Do you fall victim to self-focus too often? Check out our 3 Signs of a Self-Centered Spouse to see if you’re leaning in this direction and to learn how to think of your husband more.
1. You use a lot of “I” statements.
You’re pretty focused on what you think and how you feel, and you’re happy to share that with anyone who will listen. When you’re in conversation with your spouse, do most of your sentences contain the words “I,” “my,” or “me?” Overuse of those pronouns can be a clue that your focus is more on yourself than on him. Make a conscious effort to pepper your conversation with more “you” statements, and ask lots of questions about your spouse’s day, how he feels, etc. Our marriage talk tool can help you get the ball rolling.
2. You can make anything about you.
Your husband is having to work more hours? Your first thought is about how it affects you and your schedule, rather than the strain it puts on him. His relatives are coming for a visit? You immediately consider it in terms of how it impacts you, rather whether the visit is a source of joy or stress for him. Even with things that are a far greater burden for him, you skip right over his challenge and focus on your own.
3. You want what you want, no matter the cost to him.

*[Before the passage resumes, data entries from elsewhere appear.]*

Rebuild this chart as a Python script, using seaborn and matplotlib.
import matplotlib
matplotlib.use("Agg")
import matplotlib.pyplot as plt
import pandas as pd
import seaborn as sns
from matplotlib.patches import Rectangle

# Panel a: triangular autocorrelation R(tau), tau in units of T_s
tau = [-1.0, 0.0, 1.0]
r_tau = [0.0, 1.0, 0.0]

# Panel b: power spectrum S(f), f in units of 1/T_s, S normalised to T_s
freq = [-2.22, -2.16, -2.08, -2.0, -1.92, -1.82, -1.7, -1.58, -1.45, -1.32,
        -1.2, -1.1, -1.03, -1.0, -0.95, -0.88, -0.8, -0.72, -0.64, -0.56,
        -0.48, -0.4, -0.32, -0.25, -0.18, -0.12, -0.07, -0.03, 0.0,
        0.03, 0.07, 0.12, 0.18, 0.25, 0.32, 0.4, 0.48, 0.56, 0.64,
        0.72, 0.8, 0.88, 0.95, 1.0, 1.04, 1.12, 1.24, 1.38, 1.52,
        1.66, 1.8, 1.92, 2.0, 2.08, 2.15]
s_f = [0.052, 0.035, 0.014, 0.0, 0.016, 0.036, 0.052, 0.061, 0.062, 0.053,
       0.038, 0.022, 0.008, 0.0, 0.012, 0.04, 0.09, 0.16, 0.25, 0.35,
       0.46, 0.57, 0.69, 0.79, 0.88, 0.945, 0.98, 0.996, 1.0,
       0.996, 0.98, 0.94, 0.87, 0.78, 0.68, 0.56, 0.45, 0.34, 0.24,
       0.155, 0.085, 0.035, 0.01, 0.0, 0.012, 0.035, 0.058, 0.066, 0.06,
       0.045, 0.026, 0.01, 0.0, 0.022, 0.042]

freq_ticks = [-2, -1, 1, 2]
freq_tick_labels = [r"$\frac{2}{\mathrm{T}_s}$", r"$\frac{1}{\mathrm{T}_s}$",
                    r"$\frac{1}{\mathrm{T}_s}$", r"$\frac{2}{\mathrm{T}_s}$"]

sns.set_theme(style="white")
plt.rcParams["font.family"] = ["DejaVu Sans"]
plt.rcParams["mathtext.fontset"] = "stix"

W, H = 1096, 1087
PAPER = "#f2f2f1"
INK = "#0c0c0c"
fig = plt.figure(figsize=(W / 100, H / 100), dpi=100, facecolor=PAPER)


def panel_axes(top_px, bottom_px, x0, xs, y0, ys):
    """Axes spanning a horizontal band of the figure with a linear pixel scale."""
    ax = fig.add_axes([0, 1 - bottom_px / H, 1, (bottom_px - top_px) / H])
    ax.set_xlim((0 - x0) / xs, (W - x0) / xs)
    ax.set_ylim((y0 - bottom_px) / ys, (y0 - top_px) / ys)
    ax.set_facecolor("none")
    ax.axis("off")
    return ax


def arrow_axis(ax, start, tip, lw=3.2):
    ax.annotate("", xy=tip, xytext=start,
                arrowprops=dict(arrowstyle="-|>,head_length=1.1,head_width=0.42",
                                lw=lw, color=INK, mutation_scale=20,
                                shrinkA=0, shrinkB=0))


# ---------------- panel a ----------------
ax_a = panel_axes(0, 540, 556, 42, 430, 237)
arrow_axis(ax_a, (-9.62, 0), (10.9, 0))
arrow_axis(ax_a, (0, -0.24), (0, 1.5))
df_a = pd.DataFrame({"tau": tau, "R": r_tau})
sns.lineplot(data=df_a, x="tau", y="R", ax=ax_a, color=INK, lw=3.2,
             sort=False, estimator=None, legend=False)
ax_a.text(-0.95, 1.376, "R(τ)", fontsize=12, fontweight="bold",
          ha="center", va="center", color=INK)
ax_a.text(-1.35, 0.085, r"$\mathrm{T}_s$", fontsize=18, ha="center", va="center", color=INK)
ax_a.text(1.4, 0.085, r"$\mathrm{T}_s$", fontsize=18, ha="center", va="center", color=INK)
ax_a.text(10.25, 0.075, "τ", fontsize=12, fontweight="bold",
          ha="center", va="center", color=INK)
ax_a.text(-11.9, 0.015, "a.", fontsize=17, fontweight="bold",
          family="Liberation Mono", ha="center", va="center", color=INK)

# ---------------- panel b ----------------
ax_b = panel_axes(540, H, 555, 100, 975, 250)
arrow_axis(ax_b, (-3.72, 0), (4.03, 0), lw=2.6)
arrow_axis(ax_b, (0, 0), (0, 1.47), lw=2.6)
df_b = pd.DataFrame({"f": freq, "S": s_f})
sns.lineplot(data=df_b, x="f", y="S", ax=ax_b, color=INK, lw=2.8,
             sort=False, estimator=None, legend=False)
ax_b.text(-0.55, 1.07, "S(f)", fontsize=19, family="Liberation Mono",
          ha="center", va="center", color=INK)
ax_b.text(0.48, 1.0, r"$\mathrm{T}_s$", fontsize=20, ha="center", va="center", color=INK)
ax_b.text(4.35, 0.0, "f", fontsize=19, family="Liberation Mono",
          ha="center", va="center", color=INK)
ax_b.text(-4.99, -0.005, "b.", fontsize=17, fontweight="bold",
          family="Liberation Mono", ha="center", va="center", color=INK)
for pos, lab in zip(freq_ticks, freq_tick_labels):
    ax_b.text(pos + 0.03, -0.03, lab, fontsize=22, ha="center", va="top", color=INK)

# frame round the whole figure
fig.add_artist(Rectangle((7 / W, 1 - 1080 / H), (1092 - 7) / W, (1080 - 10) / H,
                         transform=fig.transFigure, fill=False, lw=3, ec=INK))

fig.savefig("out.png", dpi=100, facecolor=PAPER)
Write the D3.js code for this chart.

Does buying the bigger house mean he’ll have to delay retirement another 5-10 years? So be it. Are you just “over” the whole sex thing even though he still desires an active sexual relationship with you? Whatever—that’s just life. There are some areas of marriage, like finances and sex, where negotiation and compromise are key to mutual happiness. If you don’t feel the need to consider his needs in these areas and at least meet him halfway, you might be a self-centered spouse.